Pittsburgh Steelers running back Le'Veon Bell screwed up.
It's really that simple, as far as the offense goes. He screwed up, and he did so with his friend and teammate, LeGarrette Blount, alongside him. They were both in the car, they both admitted to smoking marijuana, they both tested positive.
Bell was the one operating the car, and marijuana's intoxicating chemical -- Tetrahydrocannabinol (THC) -- stays in the body a long time. He was operating a vehicle under the influence of an intoxicant. Facts are facts, no matter your opinion of the situation.
Bell, the Steelers, many in sports media and a large contingent of fans expected a two-game ban, and few would argue that it wasn't warranted. He broke the rules. Even if he had been caught in a residence in Colorado, where the drug's use is legal, he broke rules the NFL collectively bargained with players. The argument of the validity of any punishment ends there.
So, when the league announced Thursday that Bell would be suspended for three games, to say that many fans were incensed over it would be putting it lightly.
In another professional American sports league with a longer season -- and, really, they all have longer seasons -- the difference between two games and three is pretty much a non-issue. In the NFL, though, that goes from 12.5 percent of the season to 18.75 percent. It's a huge difference, and a long time to be without arguably the team's most valuable player, at least based on last season.
The real crux of the problem, though, isn't even the difference between two and three games. It's that the NFL, who released their own revised drug policy just last September, isn't sticking to it. For reference, the entire policy can be found here, and a summary can be found right here on SB Nation.
Let's do a little math. First, let's assume this really is Bell's first offense, because we haven't heard of any problems before this. Discipline for a first offense of using marijuana is simply placement in the league's substance abuse program. That's all, nothing more. In fact, according to the policy, a player can be in violation three times without a suspension -- second offenses are a two-game fine, then a four-game fine; only on the fourth offense does a four-game suspension come into play. Remember that number, too, because it's part of the NFL's complete inability to do basic arithmetic.
There is a DUI to consider, of course. In the past, there was no penalty for a first offense; under the new drug policy, a first offense garners a two-game suspension. So here is the worst-case math at this point: assume Bell had already violated the marijuana-use portion of the policy three times prior, and this was his fourth offense. That's a four-gamer. Add in the DUI, which is two games, and you get six games. So, clearly, that wasn't the case.
What if he was a first-time offender on both counts? Well, that's zero plus two, which is two. Something just doesn't add up.
The complicating factor here is the personal conduct policy -- complicating not because it clearly evens out the math, but rather because it's not well-defined. Heck, see for yourself. The policy doesn't give the league wiggle room; it gives them carte blanche. Which is what they already had in the first place, before they revised it in the face of the Ray Rice and Adrian Peterson issues last year in order to save face.
This is where having two distinct policies becomes a problem, especially when discipline is well-defined in one and not defined at all in the other.
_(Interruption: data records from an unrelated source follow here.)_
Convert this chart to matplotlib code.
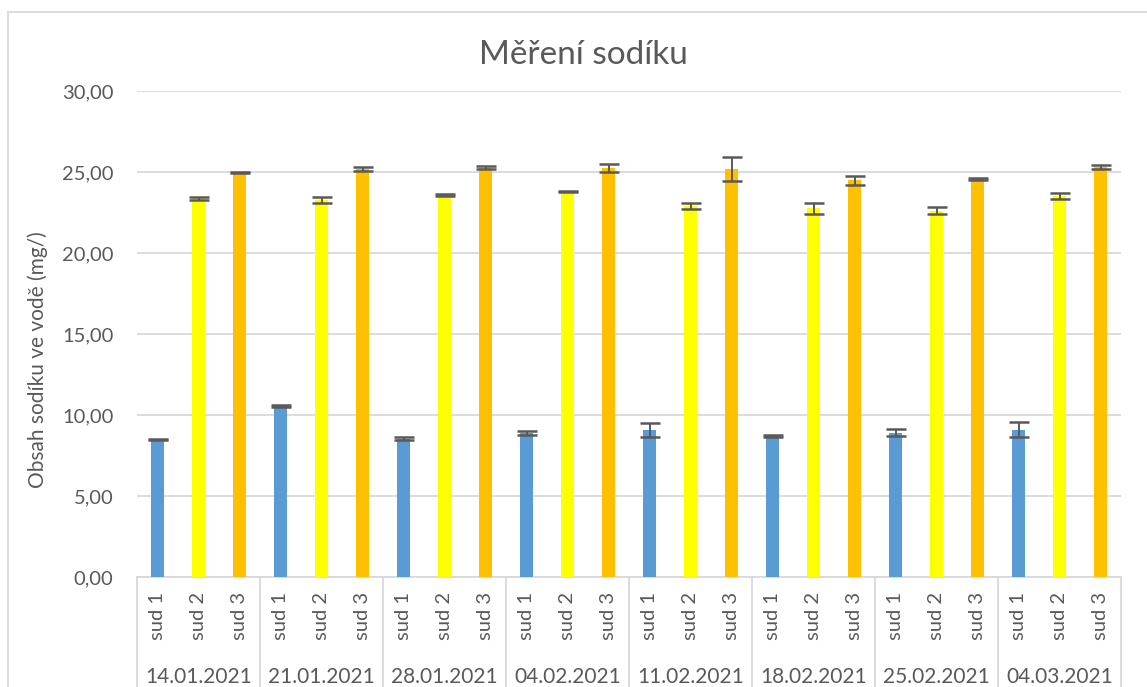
import matplotlib
matplotlib.use("Agg")
import matplotlib.pyplot as plt
from matplotlib.patches import Rectangle
import numpy as np

plt.rcParams['font.family'] = ['Lato', 'DejaVu Sans']

dates = ["14.01.2021", "21.01.2021", "28.01.2021", "04.02.2021",
         "11.02.2021", "18.02.2021", "25.02.2021", "04.03.2021"]
series_names = ["sud 1", "sud 2", "sud 3"]
sud1 = [8.48, 10.56, 8.54, 8.87, 9.07, 8.72, 8.91, 9.09]
sud1_err = [0.05, 0.05, 0.10, 0.13, 0.41, 0.05, 0.20, 0.47]
sud2 = [23.38, 23.27, 23.58, 23.79, 22.90, 22.75, 22.60, 23.50]
sud2_err = [0.10, 0.17, 0.05, 0.04, 0.16, 0.32, 0.22, 0.19]
sud3 = [24.98, 25.20, 25.27, 25.22, 25.18, 24.49, 24.55, 25.30]
sud3_err = [0.03, 0.12, 0.08, 0.25, 0.72, 0.29, 0.05, 0.11]
colors = ["#5B9BD5", "#FFFF00", "#FFC000"]

title = "Měření sodíku"
ylabel = "Obsah sodíku ve vodě (mg/)"
yticks = [0, 5, 10, 15, 20, 25, 30]

W, H = 1147, 687
fig = plt.figure(figsize=(W / 100, H / 100), dpi=100)
ax = fig.add_axes([137 / W, 1 - 577 / H, (1121 - 137) / W, (577 - 91) / H])

txt = "#595959"
grid = "#D9D9D9"

n = len(dates)
vals = [sud1, sud2, sud3]
errs = [sud1_err, sud2_err, sud3_err]
for s in range(3):
    x = np.arange(n) * 3 + s
    ax.bar(x, vals[s], width=0.32, color=colors[s], zorder=3)
    ax.errorbar(x, vals[s], yerr=errs[s], fmt='none', ecolor=txt,
                elinewidth=1.4, capsize=7.0, capthick=1.8, zorder=4)

ax.set_xlim(-0.5, 3 * n - 0.5)
ax.set_ylim(0, 30)
ax.set_yticks(yticks)
ax.set_yticklabels([f"{v:.2f}".replace('.', ',') for v in yticks],
                   fontsize=14.5, color=txt)
ax.tick_params(axis='y', length=0, pad=17)
ax.yaxis.grid(True, color=grid, linewidth=1.3, zorder=0)
ax.set_axisbelow(True)

xt = np.arange(3 * n)
ax.set_xticks(xt)
ax.set_xticklabels([series_names[i % 3] for i in xt], rotation=90,
                   fontsize=14.5, color=txt, va='top')
ax.tick_params(axis='x', length=0, pad=11)

for sp in ['top', 'right', 'left']:
    ax.spines[sp].set_visible(False)
ax.spines['bottom'].set_color(grid)
ax.spines['bottom'].set_linewidth(1.3)

tr = ax.get_xaxis_transform()
for g in range(n + 1):
    ax.plot([g * 3 - 0.5, g * 3 - 0.5], [0, -0.3], transform=tr,
            color=grid, linewidth=1.3, clip_on=False)
for g in range(n):
    ax.text(g * 3 + 1, -0.2058, dates[g], transform=tr, ha='center',
            va='center', fontsize=15, color=txt)

fig.text(583 / W, 1 - 55 / H, title, ha='center', va='center',
         fontsize=24, color=txt)
fig.text(38 / W, 1 - 360 / H, ylabel, ha='center', va='center',
         rotation=90, fontsize=15, color=txt)

fig.patches.append(Rectangle((8 / W, -0.1), 1.2, 1 - 12 / H + 0.1,
                             transform=fig.transFigure, fill=False,
                             edgecolor=grid, linewidth=1.3))

fig.savefig("out.png", dpi=100)
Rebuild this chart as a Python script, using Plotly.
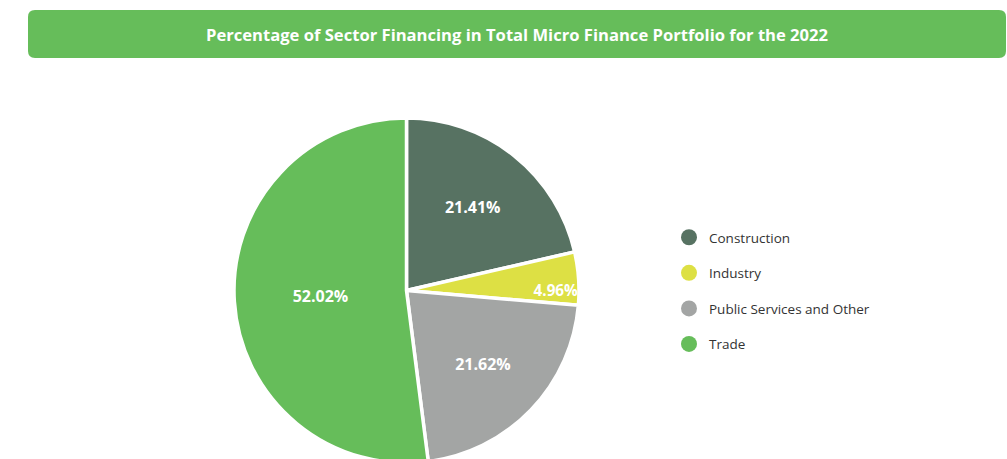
import plotly.graph_objects as go

categories = ["Construction", "Industry", "Public Services and Other", "Trade"]
shares = [21.41, 4.96, 21.62, 52.02]
colors = ["#577262", "#DDE044", "#A3A5A4", "#66BD5A"]
title_text = "Percentage of Sector Financing in Total Micro Finance Portfolio for the 2022"

W, H = 1007, 465
FONT = "'Open Sans', Lato, sans-serif"


def px_x(v):
    return v / W


def px_y(v):
    return 1 - v / H


def rounded_rect(x0, y0, x1, y1, r):
    pts = [
        f"M {px_x(x0 + r)} {px_y(y0)}",
        f"L {px_x(x1 - r)} {px_y(y0)}",
        f"Q {px_x(x1)} {px_y(y0)} {px_x(x1)} {px_y(y0 + r)}",
        f"L {px_x(x1)} {px_y(y1 - r)}",
        f"Q {px_x(x1)} {px_y(y1)} {px_x(x1 - r)} {px_y(y1)}",
        f"L {px_x(x0 + r)} {px_y(y1)}",
        f"Q {px_x(x0)} {px_y(y1)} {px_x(x0)} {px_y(y1 - r)}",
        f"L {px_x(x0)} {px_y(y0 + r)}",
        f"Q {px_x(x0)} {px_y(y0)} {px_x(x0 + r)} {px_y(y0)}",
        "Z",
    ]
    return " ".join(pts)


fig = go.Figure()
fig.add_trace(go.Pie(
    labels=categories,
    values=shares,
    sort=False,
    direction="clockwise",
    rotation=0,
    marker=dict(colors=colors, line=dict(color="white", width=3.5)),
    texttemplate="%{value:.2f}%",
    textposition="inside",
    insidetextorientation="horizontal",
    textfont=dict(family=FONT, size=16, color="white", weight="bold"),
    showlegend=False,
    hoverinfo="label+value",
    domain=dict(x=[px_x(206.5), px_x(606.5)], y=[px_y(463), px_y(118)]),
))

for i, (cat, col) in enumerate(zip(categories, colors)):
    fig.add_trace(go.Scatter(
        x=[None], y=[None], mode="markers", name=cat,
        legendgroup=f"g{i}",
        marker=dict(symbol="circle", size=16, color=col),
        showlegend=True,
    ))

fig.update_layout(
    width=W, height=H,
    margin=dict(l=0, r=0, t=0, b=0),
    paper_bgcolor="white", plot_bgcolor="white",
    xaxis=dict(visible=False), yaxis=dict(visible=False),
    font=dict(family=FONT, size=13, color="#333333"),
    legend=dict(
        x=px_x(669), y=px_y(222), xanchor="left", yanchor="top",
        tracegroupgap=15, font=dict(size=13.5, color="#333333"),
        itemsizing="trace",
    ),
    shapes=[dict(
        type="path", xref="paper", yref="paper",
        path=rounded_rect(28, 10, 1006, 58, 7),
        fillcolor="#66BD5A", line=dict(width=0), layer="below",
    )],
    annotations=[dict(
        text=title_text, xref="paper", yref="paper",
        x=px_x(517), y=px_y(34), xanchor="center", yanchor="middle",
        showarrow=False,
        font=dict(family=FONT, size=16.6, color="white", weight="bold"),
    )],
)

fig.write_html(
    "out.html",
    config={"displayModeBar": False},
    post_script="document.body.style.margin='0';document.body.style.overflow='hidden';document.documentElement.style.overflow='hidden';",
)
The only difference between Bell's case, at least in the case of possession, is that Bell was caught by law enforcement rather than the league's own testing mechanisms. Had it been the latter, he would be in the substance abuse program with no further discipline. But, because a criminal charge was filed, he faces discipline under the personal conduct policy, as well.
That serves a single purpose: so the NFL executives can cover their own rear-ends. Consider this: two players get high together in the restroom of a club. Neither is a past offender of the drug policy. Both walk home, but one walks past a police officer, who smells the drug's distinct odor, while the other does not. The second player tests positive during a random test a week later.
Both did the same thing, at the same time. Both got caught, but by two different authorities. The first player will get suspended under the personal conduct policy, while the second player gets a slap on the wrist. The only difference? Their routes home.
The tragedy here isn't that Bell is suspended. He broke the rules and had to be disciplined. The NFL were right, up to that point. However, it's clear they are applying both the drug policy and the personal conduct policy -- either that, or they are just doing what they've done for so long: making it up as they go. Either way, the end result is that it proves their "new and improved policies" do little to actually make substantive changes in the way they go about disciplining players.
Bell's one saving grace here may well be that NFL CEO Roger Goodell is no longer the person who hears appeals. Chances are good that the penalty will be reduced once the appeal is heard, and that this issue of farcical enforcement of poorly defined rules will be forgotten.
Which may very well be the biggest crime in this story.